Law360 mentioned Haynes and Boone, LLP in an article about a Texas Supreme Court case involving firm client Panda Power that will determine whether the state's electric grid operator, a private corporation, can claim governmental immunity from fraud and negligent misrepresentation claims brought by a bankrupt power plant owner.
Here is an excerpt:
The justices posed questions about the Electric Reliability Council of Texas Inc.'s (ERCOT’s) rulemaking powers, governmental oversight, jurisdiction and whether they could interpret that statutes outlining its duties convey governmental immunity. ERCOT controls and maintains most of the Lone Star State's power grid.

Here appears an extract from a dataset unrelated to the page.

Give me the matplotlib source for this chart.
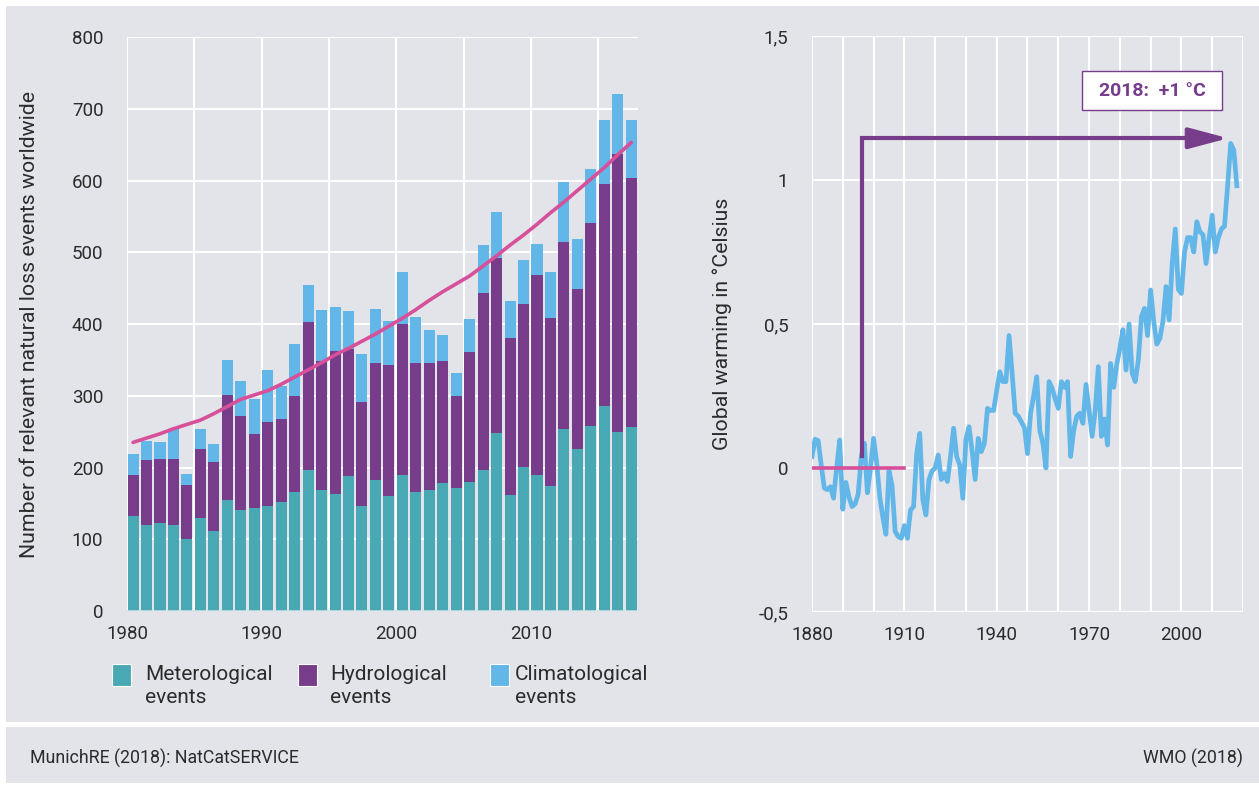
import numpy as np
import matplotlib
matplotlib.use("Agg")
from matplotlib import pyplot as plt
from matplotlib.patches import Rectangle
from matplotlib.ticker import FuncFormatter

plt.rcParams['font.family'] = ['Roboto', 'DejaVu Sans']

# left chart: loss events per year (MunichRE NatCatSERVICE)
years = np.arange(1980, 2018)
met = [133, 120, 123, 120, 101, 130, 112, 155, 141, 144, 147, 152, 166, 196, 169, 163, 188, 147, 182,
       160, 190, 166, 169, 179, 172, 180, 196, 248, 161, 201, 190, 174, 253, 226, 258, 286, 250, 256]
hyd = [57, 90, 89, 92, 74, 96, 95, 146, 131, 103, 117, 115, 134, 207, 180, 199, 177, 144, 164,
       183, 210, 180, 177, 170, 128, 181, 247, 244, 220, 227, 278, 234, 261, 223, 283, 309, 387, 347]
clim = [29, 27, 24, 41, 16, 27, 26, 49, 49, 49, 72, 46, 72, 51, 70, 62, 53, 67, 75,
        61, 72, 64, 46, 35, 32, 46, 67, 64, 51, 61, 44, 64, 84, 69, 75, 89, 83, 81]
trend = [235, 241, 247, 254, 260, 266, 275, 285, 295, 301, 307, 316, 326, 336, 346, 357, 366, 376, 386,
         397, 408, 420, 433, 445, 456, 467, 481, 495, 510, 524, 539, 555, 570, 586, 602, 618, 636, 653]
left_ticks = [1980, 1990, 2000, 2010]

# right chart: global warming (WMO)
t_years = np.arange(1880, 2019)
temp = [0.04, 0.10, 0.095, 0.01, -0.07, -0.075, -0.065, -0.105, 0.0, 0.097,
        -0.143, -0.05, -0.10, -0.134, -0.125, -0.09, 0.04, 0.086, -0.086, 0.0,
        0.103, 0.02, -0.10, -0.17, -0.23, -0.01, -0.06, -0.22, -0.238, -0.244,
        -0.20, -0.244, -0.146, -0.134, 0.05, 0.12, -0.11, -0.163, -0.04, -0.01,
        0.0, 0.045, -0.04, -0.02, -0.047, 0.04, 0.138, 0.04, 0.01, -0.105,
        0.10, 0.143, 0.06, -0.04, 0.103, 0.057, 0.086, 0.207, 0.20, 0.20,
        0.27, 0.334, 0.30, 0.30, 0.46, 0.33, 0.19, 0.18, 0.16, 0.14,
        0.05, 0.19, 0.25, 0.317, 0.13, 0.086, 0.0, 0.30, 0.277, 0.24,
        0.207, 0.30, 0.28, 0.30, 0.04, 0.13, 0.18, 0.19, 0.155, 0.29,
        0.20, 0.11, 0.20, 0.352, 0.11, 0.17, 0.08, 0.363, 0.28, 0.36,
        0.415, 0.48, 0.34, 0.50, 0.33, 0.30, 0.375, 0.525, 0.554, 0.46,
        0.618, 0.51, 0.43, 0.45, 0.51, 0.63, 0.514, 0.71, 0.83, 0.62,
        0.606, 0.75, 0.80, 0.80, 0.75, 0.855, 0.82, 0.81, 0.71, 0.80,
        0.878, 0.75, 0.80, 0.83, 0.84, 0.98, 1.127, 1.104, 0.98]
base_years = [1880, 1910]
base_vals = [0, 0]
arrow_x = [1896.3, 1896.3, 2015.2]
arrow_y = [0.04, 1.145, 1.145]
right_ticks = [1880, 1910, 1940, 1970, 2000]

TEAL = '#48a9b4'
PURPLE = '#773d8b'
LBLUE = '#62b6e8'
PINK = '#d6509a'
BG = '#e3e4ea'
TXT = '#2b2b2b'

W, H = 1259, 785
fig = plt.figure(figsize=(W / 100, H / 100), dpi=100)
fig.patch.set_facecolor('white')
fig.add_artist(Rectangle((6 / W, 1 - 722 / H), 1, (722 - 6) / H, transform=fig.transFigure,
                         facecolor=BG, edgecolor='none', zorder=-10))
fig.add_artist(Rectangle((6 / W, 1 - 783 / H), 1, (783 - 727) / H, transform=fig.transFigure,
                         facecolor=BG, edgecolor='none', zorder=-10))

# ---- left chart
ax1 = fig.add_axes([127 / W, 1 - 611 / H, (638 - 127) / W, (611 - 37) / H])
ax1.set_facecolor(BG)
xb = years + 0.45
bot2 = np.array(met)
bot3 = bot2 + np.array(hyd)
ax1.bar(xb, met, width=0.82, color=TEAL, zorder=2)
ax1.bar(xb, hyd, width=0.82, bottom=bot2, color=PURPLE, zorder=2)
ax1.bar(xb, clim, width=0.82, bottom=bot3, color=LBLUE, zorder=2)
ax1.plot(xb, trend, color=PINK, lw=2.6, zorder=3, solid_capstyle='round')
ax1.axhline(0, color='#bfe1e4', lw=1.2, zorder=2)
ax1.set_xlim(1980, 2017.95)
ax1.set_ylim(0, 800)
ax1.set_xticks(left_ticks)
ax1.set_xticks(np.arange(1980, 2016, 5), minor=True)
ax1.set_yticks(np.arange(0, 801, 100))
ax1.grid(which='both', color='white', lw=1.5)
ax1.set_axisbelow(True)
ax1.tick_params(which='both', length=0, labelsize=13.5, labelcolor=TXT)
ax1.tick_params(axis='y', pad=17)
ax1.tick_params(axis='x', pad=10)
for s in ax1.spines.values():
    s.set_visible(False)
ax1.set_ylabel('Number of relevant natural loss events worldwide', fontsize=15.3, color=TXT)
ax1.yaxis.set_label_coords(-0.172, 0.5)

# ---- right chart
ax2 = fig.add_axes([812 / W, 1 - 612 / H, (1243 - 812) / W, (612 - 36) / H])
ax2.set_facecolor(BG)
ax2.plot(t_years, temp, color=LBLUE, lw=3.4, zorder=3, solid_joinstyle='round')
ax2.plot(base_years, base_vals, color=PINK, lw=2.6, zorder=4)
ax2.plot(arrow_x[:2] + [2005], arrow_y[:2] + [1.145], color=PURPLE, lw=3, zorder=5,
         solid_joinstyle='miter')
ax2.annotate('', xy=(arrow_x[2], arrow_y[2]), xytext=(2004, arrow_y[2]),
             arrowprops=dict(arrowstyle='-|>,head_length=0.6,head_width=0.16', color=PURPLE,
                             lw=3, mutation_scale=40, shrinkA=0, shrinkB=0), zorder=5)
ax2.add_patch(Rectangle((1967.7, 1.243), 2013.3 - 1967.7, 1.378 - 1.243, facecolor='white',
                        edgecolor=PURPLE, lw=1, zorder=5))
ax2.text(1990.5, 1.31, '2018:  +1 °C', color=PURPLE, fontsize=14, fontweight='semibold',
         ha='center', va='center', zorder=6)
ax2.set_xlim(1880, 2020)
ax2.set_ylim(-0.5, 1.5)
ax2.set_xticks(right_ticks)
ax2.set_xticks(np.arange(1880, 2021, 10), minor=True)
ax2.set_yticks([-0.5, 0, 0.5, 1, 1.5])
ax2.yaxis.set_major_formatter(FuncFormatter(lambda v, p: ('%g' % v).replace('.', ',')))
ax2.grid(which='both', color='white', lw=1.5)
ax2.set_axisbelow(True)
ax2.tick_params(which='both', length=0, labelsize=13.5, labelcolor=TXT)
ax2.tick_params(axis='y', pad=17)
ax2.tick_params(axis='x', pad=10)
for s in ax2.spines.values():
    s.set_visible(False)
ax2.set_ylabel('Global warming in °Celsius', fontsize=15.3, color=TXT)
ax2.yaxis.set_label_coords(-0.186, 0.5)

# ---- legend
entries = [(TEAL, 'Meterological\nevents', 112, 145),
           (PURPLE, 'Hydrological\nevents', 298, 330),
           (LBLUE, 'Climatological\nevents', 490, 515)]
for col, lab, px, tx in entries:
    fig.add_artist(Rectangle((px / W, 1 - 686 / H), 19 / W, 22 / H, transform=fig.transFigure,
                             facecolor=col, edgecolor='white', lw=0.8))
    fig.text(tx / W, 1 - 665 / H, lab, ha='left', va='top', fontsize=15, color=TXT, linespacing=1.28)

# ---- sources
fig.text(30 / W, 1 - 758 / H, 'MunichRE (2018): NatCatSERVICE', ha='left', va='center', fontsize=12.8, color=TXT)
fig.text(1243 / W, 1 - 758 / H, 'WMO (2018)', ha='right', va='center', fontsize=12.8, color=TXT)

fig.savefig('out.png', dpi=100)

The high court has been asked to determine whether ERCOT has immunity or must face Panda Power Generation Infrastructure Fund LLC's claims that its misrepresentations about power scarcity in Texas led Panda Power to invest $2.2 billion in a new plant in the state, only to face difficulty recouping its expenses as power prices remained low.
Panda Power's attorney, Ben Mesches of Haynes and Boone, LLP, told the high court that nowhere in the Legislature's statute establishing ERCOT as the power grid operator does it say that the corporation is a governmental entity.
"ERCOT is asking this court to do what the Legislature decided not to and blanket it in governmental immunity," he said.
Justice Debra Lehrmann jumped in quickly after Mesches started his argument, asking, "But didn't the Legislature give the entity governmental powers?"
Mesches argued that it didn't. He said the Public Utility Commission, a government agency, has the final say in rulemaking and has oversight over ERCOT.